## [Required task]
Count every line that includes the string "code" in the entries that follow. Nothing besides the number is needed.

## [Records]

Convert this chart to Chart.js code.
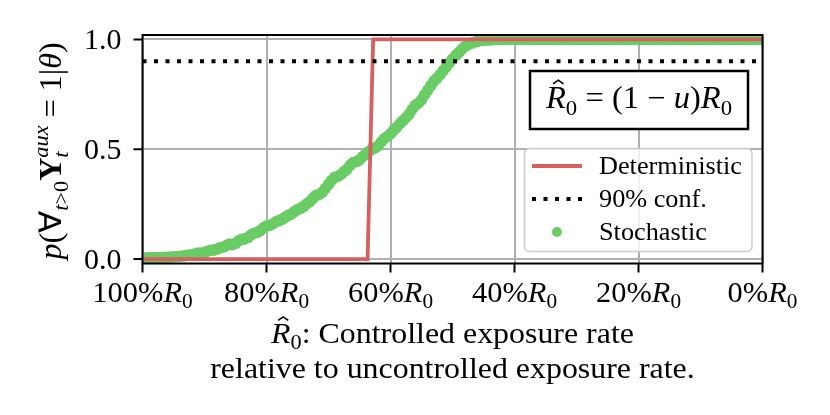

--

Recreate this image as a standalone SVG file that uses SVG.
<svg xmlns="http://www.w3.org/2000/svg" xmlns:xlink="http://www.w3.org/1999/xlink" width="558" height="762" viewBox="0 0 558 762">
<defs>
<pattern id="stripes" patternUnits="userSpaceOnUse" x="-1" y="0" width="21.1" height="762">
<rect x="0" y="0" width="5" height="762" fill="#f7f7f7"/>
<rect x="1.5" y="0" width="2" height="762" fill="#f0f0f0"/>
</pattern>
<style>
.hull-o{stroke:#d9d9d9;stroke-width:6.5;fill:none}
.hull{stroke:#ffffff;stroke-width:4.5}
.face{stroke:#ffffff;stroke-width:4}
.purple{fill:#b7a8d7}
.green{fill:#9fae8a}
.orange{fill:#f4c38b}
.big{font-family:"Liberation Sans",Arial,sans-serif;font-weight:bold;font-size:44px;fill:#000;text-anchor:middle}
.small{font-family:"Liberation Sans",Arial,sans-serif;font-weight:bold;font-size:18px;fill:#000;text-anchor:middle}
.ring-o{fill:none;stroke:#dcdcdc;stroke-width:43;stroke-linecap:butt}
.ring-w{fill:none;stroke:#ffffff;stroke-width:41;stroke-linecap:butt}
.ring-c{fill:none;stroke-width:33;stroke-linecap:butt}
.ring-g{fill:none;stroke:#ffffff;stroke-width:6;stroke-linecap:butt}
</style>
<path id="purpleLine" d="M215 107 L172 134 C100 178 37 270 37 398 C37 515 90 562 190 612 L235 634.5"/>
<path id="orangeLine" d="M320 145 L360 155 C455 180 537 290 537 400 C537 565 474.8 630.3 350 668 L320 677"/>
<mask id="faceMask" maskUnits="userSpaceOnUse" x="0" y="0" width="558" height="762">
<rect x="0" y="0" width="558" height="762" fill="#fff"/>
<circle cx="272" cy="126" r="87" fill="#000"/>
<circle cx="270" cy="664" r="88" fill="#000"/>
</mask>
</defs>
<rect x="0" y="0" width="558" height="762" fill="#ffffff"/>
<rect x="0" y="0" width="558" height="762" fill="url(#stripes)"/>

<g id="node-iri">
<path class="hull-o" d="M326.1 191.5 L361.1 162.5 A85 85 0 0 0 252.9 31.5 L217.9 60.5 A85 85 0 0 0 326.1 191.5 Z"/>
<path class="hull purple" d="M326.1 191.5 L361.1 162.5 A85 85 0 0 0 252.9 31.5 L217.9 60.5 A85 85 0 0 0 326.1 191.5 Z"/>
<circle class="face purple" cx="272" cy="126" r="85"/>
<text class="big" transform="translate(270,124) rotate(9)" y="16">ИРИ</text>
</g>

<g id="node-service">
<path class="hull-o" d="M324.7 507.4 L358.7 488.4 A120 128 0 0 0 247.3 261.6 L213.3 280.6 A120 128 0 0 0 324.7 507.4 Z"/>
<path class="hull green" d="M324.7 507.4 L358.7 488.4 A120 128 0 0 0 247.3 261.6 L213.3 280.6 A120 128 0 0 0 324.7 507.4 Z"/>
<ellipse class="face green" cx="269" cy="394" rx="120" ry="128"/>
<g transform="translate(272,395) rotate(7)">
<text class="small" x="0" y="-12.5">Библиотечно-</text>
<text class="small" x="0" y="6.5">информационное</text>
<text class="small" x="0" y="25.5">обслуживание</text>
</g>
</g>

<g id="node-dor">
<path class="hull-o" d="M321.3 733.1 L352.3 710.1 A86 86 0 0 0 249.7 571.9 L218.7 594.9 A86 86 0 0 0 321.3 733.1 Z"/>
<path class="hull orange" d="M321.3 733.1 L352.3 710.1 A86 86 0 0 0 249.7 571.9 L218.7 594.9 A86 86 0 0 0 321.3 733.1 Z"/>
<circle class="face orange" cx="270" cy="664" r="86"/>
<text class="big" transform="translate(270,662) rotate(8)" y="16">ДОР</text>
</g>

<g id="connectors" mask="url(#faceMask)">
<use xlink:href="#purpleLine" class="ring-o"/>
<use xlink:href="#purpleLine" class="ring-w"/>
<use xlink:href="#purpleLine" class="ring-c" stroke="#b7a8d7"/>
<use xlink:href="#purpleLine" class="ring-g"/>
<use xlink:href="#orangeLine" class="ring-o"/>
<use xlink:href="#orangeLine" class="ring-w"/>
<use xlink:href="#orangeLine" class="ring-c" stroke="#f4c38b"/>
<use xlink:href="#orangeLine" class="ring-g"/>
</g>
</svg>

==

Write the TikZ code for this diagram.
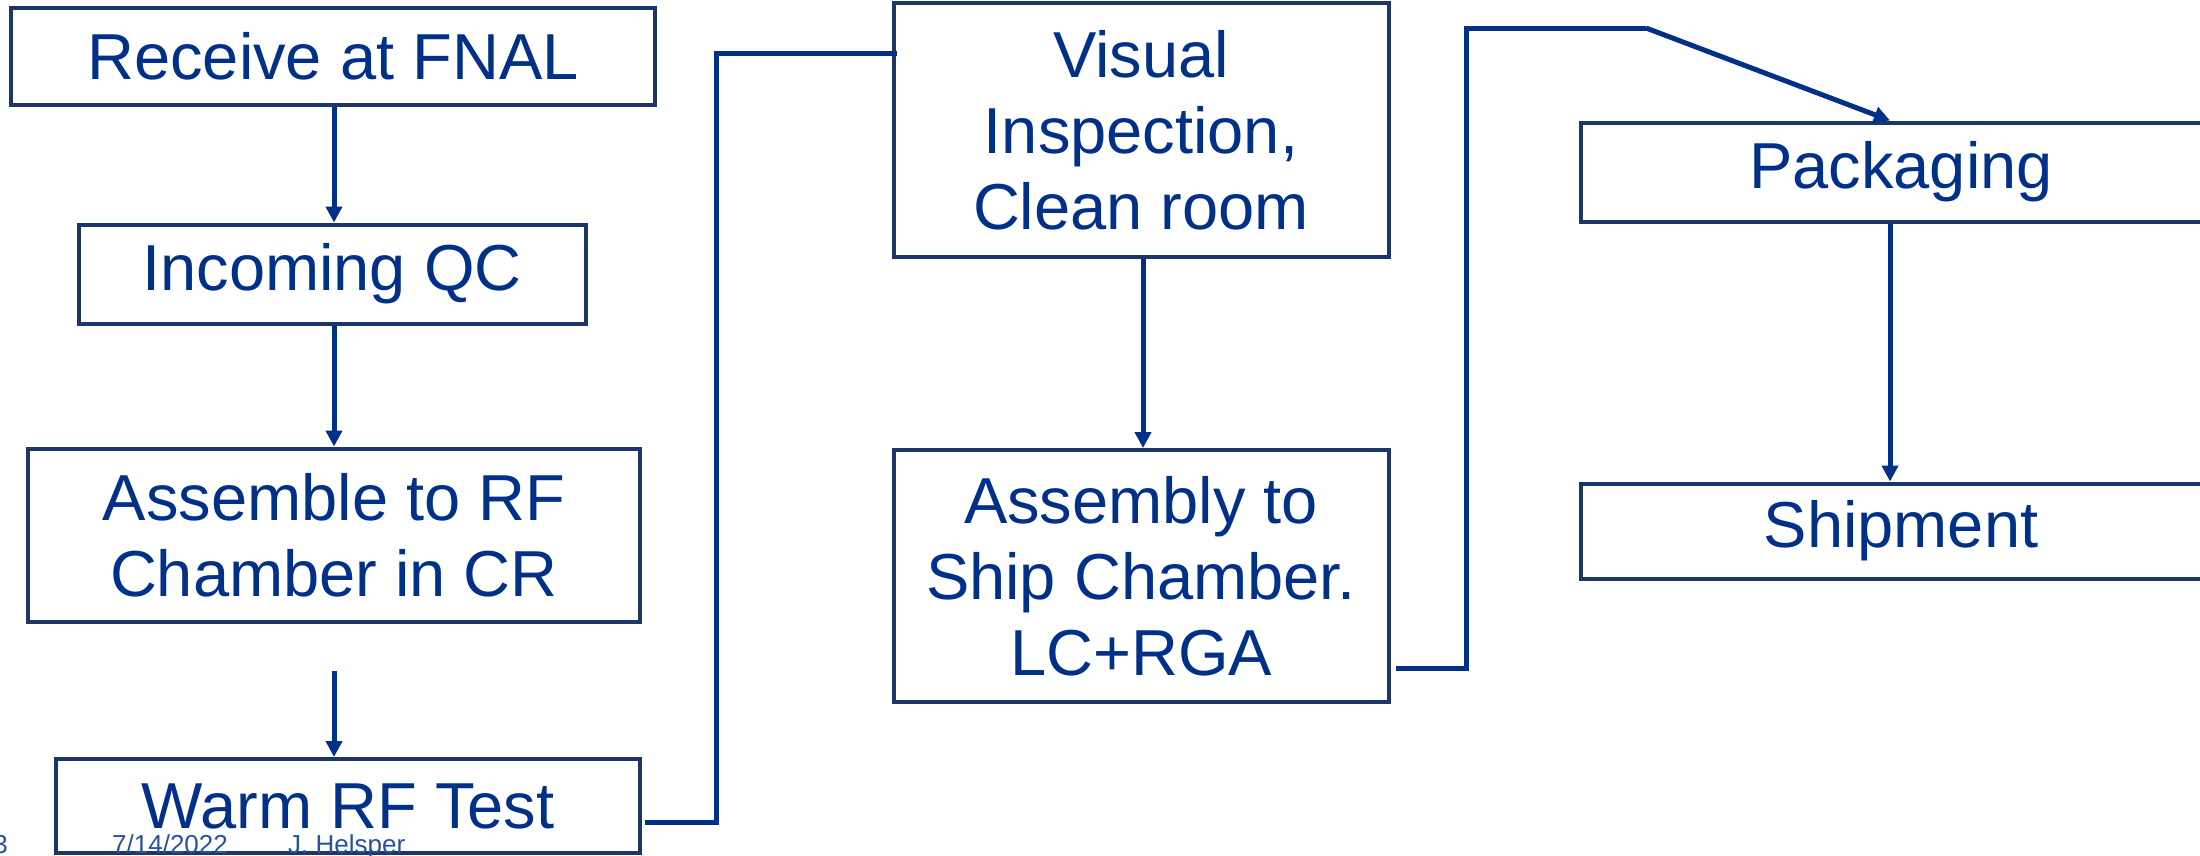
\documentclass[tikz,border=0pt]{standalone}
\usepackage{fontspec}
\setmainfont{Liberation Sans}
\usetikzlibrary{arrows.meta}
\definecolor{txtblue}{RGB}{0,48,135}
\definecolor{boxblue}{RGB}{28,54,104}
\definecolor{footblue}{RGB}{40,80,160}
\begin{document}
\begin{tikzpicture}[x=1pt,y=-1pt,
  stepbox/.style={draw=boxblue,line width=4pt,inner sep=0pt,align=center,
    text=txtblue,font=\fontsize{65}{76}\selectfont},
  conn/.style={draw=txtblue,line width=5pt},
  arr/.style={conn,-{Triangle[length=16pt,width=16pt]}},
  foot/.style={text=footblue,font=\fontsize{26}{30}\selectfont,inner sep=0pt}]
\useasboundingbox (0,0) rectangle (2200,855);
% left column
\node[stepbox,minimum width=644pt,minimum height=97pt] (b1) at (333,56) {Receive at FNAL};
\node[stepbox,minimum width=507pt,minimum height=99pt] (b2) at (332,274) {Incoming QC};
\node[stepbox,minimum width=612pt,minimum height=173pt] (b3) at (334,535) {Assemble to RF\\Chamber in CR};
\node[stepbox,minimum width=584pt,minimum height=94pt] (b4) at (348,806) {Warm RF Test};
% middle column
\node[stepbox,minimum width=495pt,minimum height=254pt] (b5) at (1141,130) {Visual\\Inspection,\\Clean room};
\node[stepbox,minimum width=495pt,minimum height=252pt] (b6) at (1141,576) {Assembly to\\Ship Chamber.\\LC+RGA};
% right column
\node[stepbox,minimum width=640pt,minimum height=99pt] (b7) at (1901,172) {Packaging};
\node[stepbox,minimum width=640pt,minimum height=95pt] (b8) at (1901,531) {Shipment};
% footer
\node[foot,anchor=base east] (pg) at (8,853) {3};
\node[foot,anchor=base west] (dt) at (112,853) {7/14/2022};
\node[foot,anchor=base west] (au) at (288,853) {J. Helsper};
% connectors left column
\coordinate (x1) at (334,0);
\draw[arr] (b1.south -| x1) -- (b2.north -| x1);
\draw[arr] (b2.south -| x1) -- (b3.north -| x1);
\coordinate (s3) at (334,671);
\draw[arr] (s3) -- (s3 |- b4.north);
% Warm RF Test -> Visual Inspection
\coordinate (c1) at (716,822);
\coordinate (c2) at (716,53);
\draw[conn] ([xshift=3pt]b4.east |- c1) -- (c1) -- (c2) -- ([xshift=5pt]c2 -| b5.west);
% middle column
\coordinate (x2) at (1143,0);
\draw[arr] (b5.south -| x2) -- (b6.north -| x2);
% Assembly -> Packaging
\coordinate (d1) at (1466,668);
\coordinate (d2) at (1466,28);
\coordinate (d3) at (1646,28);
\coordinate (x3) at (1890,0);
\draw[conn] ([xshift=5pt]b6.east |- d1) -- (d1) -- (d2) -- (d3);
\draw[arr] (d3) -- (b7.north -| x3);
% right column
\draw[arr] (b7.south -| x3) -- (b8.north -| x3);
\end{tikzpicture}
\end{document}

## [Final answer]
2